PKI (Public-Key Infrastructure) was introduced by Mr. Erik Anderson (Rapporteur of Q11 of SG17). The presentation explains how to certify the identity using a Public-Key Certificate. Extensions can allow adding additional information to the public key certificate. A certification authority is needed (trust anchor). The presenter gave an example of online validation procedure. Details of PKI can be found in X.500 Standards (

Mr. Hein Dries-Ziekenheiner (VIGILO, Netherland) introduced the collaborative policy development (named VITASIG) of M3AAWG (Mobile Messaging Malware Anti Abuse Workgroup), LAP DNC (London Action Plan, DNC Group) and Vigilo (NL), in a PPP (public-Private-Partnership). The Goal is to bring down complaints on VoIP abuse such as : Robocalls, Illegal telemarketing, Fraud; and also for Policy development on a short, medium and long term phases. Examples of each phase were presented. It is concluded by highlighting the importance of PPP, keeping an eye nationally on complaints, and responding to best practices internationally. His presentation invited regulators to join London Action Plan (LAP), the industry to join M3AAWG, and both to join VTASIG in as a PPP.

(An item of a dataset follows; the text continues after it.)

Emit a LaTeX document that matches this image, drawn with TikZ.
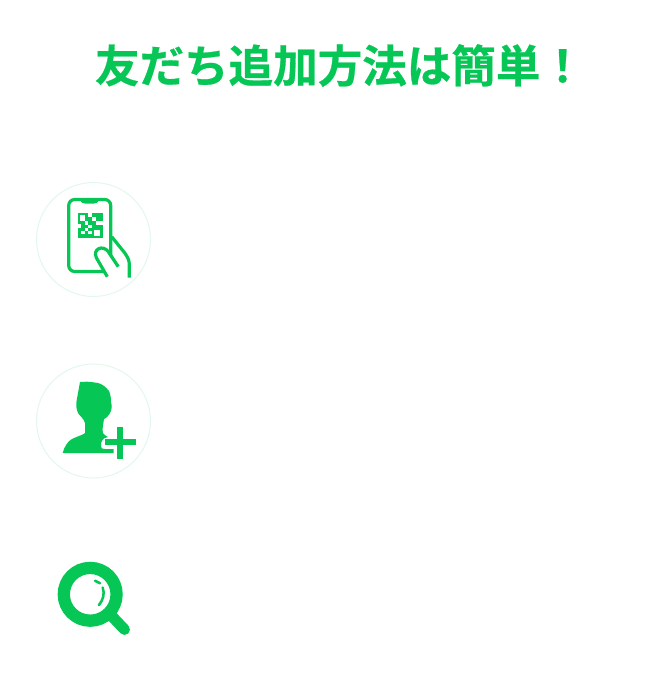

The STIR (Secure Telephone Identity Revisited) working group of the IETF is presented by Mr. Philippe Fouquart (Orange Labs, France). The context of the past and present problems regarding the trustworthy CPNDs is presented, along with the drivers for the work in STIR such as number misappropriation and “high jacking”. The STIR WG is chartered to specify Internet-based mechanisms that allowverification of the calling party's authorization to use a particulartelephone number. The current deliverables include the problem statement and the threat model. The first deliverable (Problem Statement) is submitted for publication as an information RFC, the second is still under another round of update. Future work includes potential extensions to SIP and authenticated identity and credential management to support telephone identity authentication. The general consensus is that the signing mechanism will mimic what already exists for email-like SIP URIs and adapt it for phone numbers.

3GPP study on spoofed call detection and prevention is presented by Ms. Jing Yuan (China Mobile).The project was started since 2012 (the Rapporteur: LI, Xiangjun of China Mobile), with the objectives to outline valid threat scenarios for caller id spoofing coming to 2G and 3G CS domains, to Analyze and evaluate if any tools in 3GPP can be used to counteract this problem, and to Study possible required technology mechanism to detect and prevent. Progress of the 3GPP is highlighted. Security Requirements has been summed up as: the caller ID received should be authorized; the unauthorized caller ID should be alerted and logged; if the spoofed call is detected, the network should be able to tear down the call and/or save in blacklists etc. Three candidate solutions for detection were discussed:IBCF checking incoming requests from untrusted networks, present only trusted Calling Line Identifiers, and Out of Band Methods closed to user group. It is concluded that 3GPP has produced the technical report TR 33.831 which analyzes the spoofed call scenarios, security requirements and the solutions. Further work will be a creation of new WID if a more effective solution requiring standardization is envisaged. China Mobile see that the report should address more requirements to be implemented into specifications. Also ITU is invited to continue cooperation with 3GPP on caller ID spoofing.

Session 3: Regulatory aspect

Mr. Freddie McBride (Numbering & Networks, European Communications Office, CEPT), highlighted that caller spoofing is generally accepted as a bad practice, however scenarios do exist where the motivation may not be malicious. A case study from Ireland was presented targeting PC and laptop users and details of how the scam worked were presented along with some information on lessons learned. These lessons included the significant challenge oftackling this problem by jurisdiction. Apart from the numbering issues, raising awareness, through social media and other channels is a very effective way to curtail the consumer harm perpetrated. Cooperation between national and international carriers is essential and in particular the originating network as a responsibility as the gatekeeper! A harmonized international solution (i.e. ITU policy measure) could help and technical solutions required to validate originating numbers particularly for VoIP calls would also help, ITU-T SG2 should take note of IETF STIR work in this regard.

Mr. Sherif Guinena (SG2 Chairman, Egypt), gave background on the World Conference of International Telecommunications (WCIT-2012) and the discussions thereof on the addition of a provision in the International Telecommunications Regulations (ITR) on Calling Line Identification (CLI). Sample of the arguments and views of two main camps were presented to highlight the issues behind this provisions, and how this ended with a compromised text. Other interrelated provisions where pointed to (routing and numbering misuse) showing that all associated issues are correlated, and ID spoofing is only one element of the intricate problem. Role of the Member States (MSs) and Regulators was emphasized to set policies and regulations to support implementation of the relevant provisions of ITRs, while new or revised Recommendations of the ITU-T would support this implementation. Some national and regional ACTs, regulations and recommendations where mentioned (USA, CEPT), which would be good examples to give guidance to other MSs. The presenter recommended that ITU can play an important role in supporting the harmonization of these regulations, and to be a facilitator for international cooperation.

​Session 4: Discussion and Closing

The participants have expressed their appreciation to ITU for organizing this workshop. Questions on points expressed in the presentations by speakers were raised and clarifications were provided. It was suggested to ask TSB to prepare a report on techniques used to address CLI spoofing with the understanding that it would stand on the existing outcomes within and outside ITU with close cooperation with ITU-D sector. A proposal of creating a work item to address this issue in ITU-T SG2 was raised.